Magnifique récit d’un début de vie, Le Moine rebelle, sous-titré Carnet de lutte de ma vie au Tibet, est un livre d’une rare intensité et d’une profonde richesse. Il nous plonge dans une vallée du Tibet central, au cours des années 80. Tenzin Kunchap est un enfant au caractère déterminé et actif, ce qui lui vaut, durant les années d’école, d’être régulièrement frappé et humilié par les professeurs chinois qui enseignent la langue (chinoise) comme l’Histoire à partir des pensées et discours de Mao. L’humiliation sera telle que le jeune garçon décide, lors de sa quatorzième année, de fuir le Tibet et de se réfugier en Inde. Après de dures années d’apprentissage dans un monastère du sud de l’Inde, il est ordonné moine par le dalaï-lama et décide de retourner dans son pays natal afin de transmettre la nécessité et l’urgence de la lutte pour le Tibet libre.
Entre-temps, la situation, très précisément décrite, n’a qu’à peine changé : les Chinois détruisent et font disparaître tous les témoins de l’histoire et de la culture tibétaines.
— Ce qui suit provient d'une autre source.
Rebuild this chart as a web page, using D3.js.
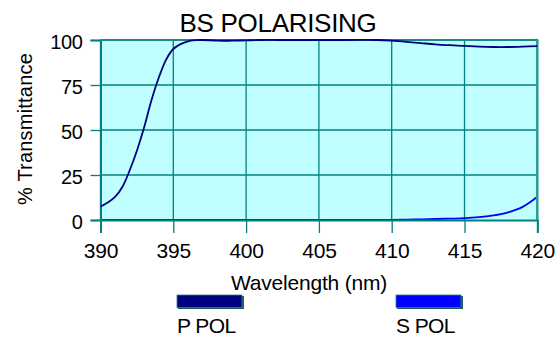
<!DOCTYPE html>
<html>
<head>
<meta charset="utf-8">
<script src="https://cdn.jsdelivr.net/npm/d3@7"></script>
<style>
  html, body { margin: 0; padding: 0; background: #fff; }
  svg { display: block; font-family: Arial, "Liberation Sans", sans-serif; }
</style>
</head>
<body>
<svg id="chart" width="556" height="338"></svg>
<script>
// Transmission of a polarising beamsplitter, P and S polarisation
const title = "BS POLARISING";
const xLabel = "Wavelength (nm)";
const yLabel = "% Transmittance";

const xTicks = [390, 395, 400, 405, 410, 415, 420];
const yTicks = [0, 25, 50, 75, 100];

const pWavelength = [390, 390.5, 391, 391.5, 392, 392.5, 393, 393.5, 394, 394.5, 395, 395.5, 396, 396.5, 397, 398, 399, 400, 401, 403, 405, 407, 409, 410, 411, 412, 413, 414, 415, 416, 417, 418, 419, 420];
const pValues     = [7.4, 9.7, 12.8, 18.3, 27.5, 38.5, 51.5, 66.5, 79, 89, 95, 97.7, 99.3, 99.9, 100, 99.7, 99.6, 99.8, 100, 100, 100, 100, 100, 99.6, 99.0, 98.3, 97.6, 97.1, 96.7, 96.3, 96.1, 96.1, 96.3, 96.6];

const sWavelength = [390, 395, 400, 405, 410, 411, 412, 413, 414, 415, 416, 417, 417.5, 418, 418.5, 419, 419.5, 420];
const sValues     = [0, 0, 0, 0, 0.05, 0.2, 0.35, 0.55, 0.75, 1.0, 1.6, 2.6, 3.3, 4.3, 5.6, 7.3, 9.8, 12.9];

const seriesNames = ["P POL", "S POL"];
const seriesColors = ["#000080", "#0000ff"];

const svg = d3.select("#chart");
const plotLeft = 100.5, plotRight = 537.3, plotTop = 40, plotBottom = 220;

const x = d3.scaleLinear().domain([390, 420]).range([plotLeft, plotRight]);
const y = d3.scaleLinear().domain([0, 100]).range([plotBottom, plotTop]);

// plot background
svg.append("rect")
  .attr("x", plotLeft).attr("y", plotTop)
  .attr("width", plotRight - plotLeft).attr("height", plotBottom - plotTop)
  .attr("fill", "#c0ffff");

// grid
const grid = svg.append("g").attr("stroke", "#008080").attr("stroke-width", 1.3);
grid.selectAll(".gx").data(xTicks).join("line")
  .attr("x1", d => x(d)).attr("x2", d => x(d))
  .attr("y1", plotTop).attr("y2", plotBottom);
grid.selectAll(".gy").data(yTicks.filter(d => d > 0)).join("line")
  .attr("x1", plotLeft).attr("x2", plotRight)
  .attr("y1", d => y(d)).attr("y2", d => y(d));

// curves (S first, P on top)
const line = d3.line()
  .x(d => x(d[0])).y(d => y(d[1]))
  .curve(d3.curveCatmullRom.alpha(0.5));

svg.append("path")
  .datum(d3.zip(sWavelength, sValues))
  .attr("d", line).attr("fill", "none")
  .attr("stroke", seriesColors[1]).attr("stroke-width", 1.8);

// axes drawn over the S baseline
const xAxis = d3.axisBottom(x).tickValues(xTicks).tickSize(13).tickPadding(10).tickFormat(d3.format("d"));
const yAxis = d3.axisLeft(y).tickValues(yTicks).tickSize(10).tickPadding(8).tickFormat(d3.format("d"));

const gx = svg.append("g").attr("transform", `translate(0,${plotBottom})`).call(xAxis);
const gy = svg.append("g").attr("transform", `translate(${plotLeft},0)`).call(yAxis);
[gx, gy].forEach(g => {
  g.select(".domain").attr("stroke", "#008080").attr("stroke-width", 2);
  g.selectAll(".tick line").attr("stroke", "#008080").attr("stroke-width", 1.3);
  g.selectAll(".tick text").attr("fill", "#000")
    .attr("font-family", "Arial, 'Liberation Sans', sans-serif");
});
gx.selectAll(".tick text").attr("font-size", 21).attr("dy", "0.71em").attr("letter-spacing", -0.2);
gy.selectAll(".tick text").attr("font-size", 20).attr("dy", "0.44em").attr("letter-spacing", -0.4);

// frame top and right
svg.append("line").attr("x1", plotLeft).attr("x2", plotRight + 1).attr("y1", plotTop).attr("y2", plotTop)
  .attr("stroke", "#188a8a").attr("stroke-width", 2);
svg.append("line").attr("x1", plotRight).attr("x2", plotRight).attr("y1", plotTop).attr("y2", plotBottom)
  .attr("stroke", "#2a9a9a").attr("stroke-width", 2.5);

svg.append("path")
  .datum(d3.zip(pWavelength, pValues))
  .attr("d", line).attr("fill", "none")
  .attr("stroke", seriesColors[0]).attr("stroke-width", 1.8);

// titles
svg.append("text")
  .attr("x", 278).attr("y", 31.5)
  .attr("text-anchor", "middle").attr("font-size", 26).attr("letter-spacing", -0.3)
  .attr("fill", "#000").text(title);

svg.append("text")
  .attr("x", 309).attr("y", 289.5)
  .attr("text-anchor", "middle").attr("font-size", 21).attr("letter-spacing", -0.2)
  .attr("fill", "#000").text(xLabel);

svg.append("text")
  .attr("transform", "translate(32,129) rotate(-90)")
  .attr("text-anchor", "middle").attr("font-size", 20).attr("letter-spacing", 0.2)
  .attr("fill", "#000").text(yLabel);

// legend
const legendX = [177, 396];
const legend = svg.append("g");
seriesNames.forEach((name, i) => {
  legend.append("rect")
    .attr("x", legendX[i] + 1).attr("y", 296)
    .attr("width", 66).attr("height", 13)
    .attr("fill", "#1d5a5a");
  legend.append("rect")
    .attr("x", legendX[i]).attr("y", 295)
    .attr("width", 65).attr("height", 12.5)
    .attr("fill", seriesColors[i])
    .attr("stroke", "#2b7f86").attr("stroke-width", 0.8);
  legend.append("text")
    .attr("x", legendX[i]).attr("y", 333)
    .attr("font-size", 21).attr("letter-spacing", -0.6)
    .attr("fill", "#000").text(name);
});
</script>
</body>
</html>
Ils interdisent les manifestations et les symboles religieux et surveillent autoritairement les quelques moines qu’il reste, maintenus prisonniers dans leurs monastères. Arrêté par la police lors d’une manifestation à Lhassa, Tenzin Kunchap passe plusieurs années dans certains des bagnes construits par les Chinois pour y enfermer les « réfractaires » et les « dangereux réactionnaires ». Une peu commune résistance, la force de sa foi et la solidarité entre prisonniers (moines pour la plupart) lui permettront de résister aux conditions de détention, aux coups et aux tortures. Il parvient enfin à s’évader et, après avoir affronté, seul et à pied, quelques-uns des cols les plus froids et difficiles du pays, à retrouver le Népal puis l’Inde, d’où il s’envole quelques mois plus tard pour la France.
La découverte de la France et de l’Occident, au-delà des anecdotes qui témoignent de la difficulté de s’adapter à une civilisation étrangère et étrange, permet à Tenzin Kunchap de nous offrir quelques très belles analyses. D’abord sur la pratique et la conception du bouddhisme par les Occidentaux. Pratique très individualiste (dans le monastère français où il reste une année, il ne trouve aucun moine qui accepte de lui enseigner le français ou l’anglais) et rarement accompagnée de l’étude sérieuse des textes. Ensuite sur la manière dont les Occidentaux conçoivent l’amour (avec beaucoup moins de rites mais beaucoup plus d’interdits qu’au Tibet) et élèvent leurs enfants. On en retiendra ce paragraphe, particulièrement éloquent : « Au Tibet, les parents sont très durs, mais ils n’ont pas peur d’être de vrais parents. En Europe, les parents me semblent gentils avec leurs enfants, ils leur enseignent que la fourchette se tient à gauche et le couteau à droite, à s’asseoir ainsi, à dire bonjour comme ceci… Chez nous, les parents ne perdent pas de temps avec tout ça, ils transmettent une vraie éducation : la façon de faire naître la compassion, les méthodes pour survivre au quotidien sans désespoir. La famille transmet une morale, une éthique. Les adultes frappent souvent les enfants, mais, là-bas, je ne connais pas de jeunes qui, à dix-sept ou vingt ans, pensent au suicide. »
Les écrivains français sont gentils avec leurs lecteurs : ils leur racontent que tel personnage est un révolutionnaire parce qu’il tient sa fourchette à gauche, que tel autre baise ainsi, qu’un troisième mange comme ceci… Tenzin Kunchap ne perd heureusement pas de temps avec tout ça. Récit d’une vie et d’une manière de concevoir la vie, portrait d’un pays, témoignage sur un génocide culturel, tableau d’une culture en cours de disparition, exemple de compassion : son livre transmet, simplement, l’essentiel. On espère qu’il sera entendu dans nos démocraties qui, par leur silence, leur passivité et leur politique étrangère et économique, se font les complices de la destruction d’un peuple, de sa mémoire et de sa pensée.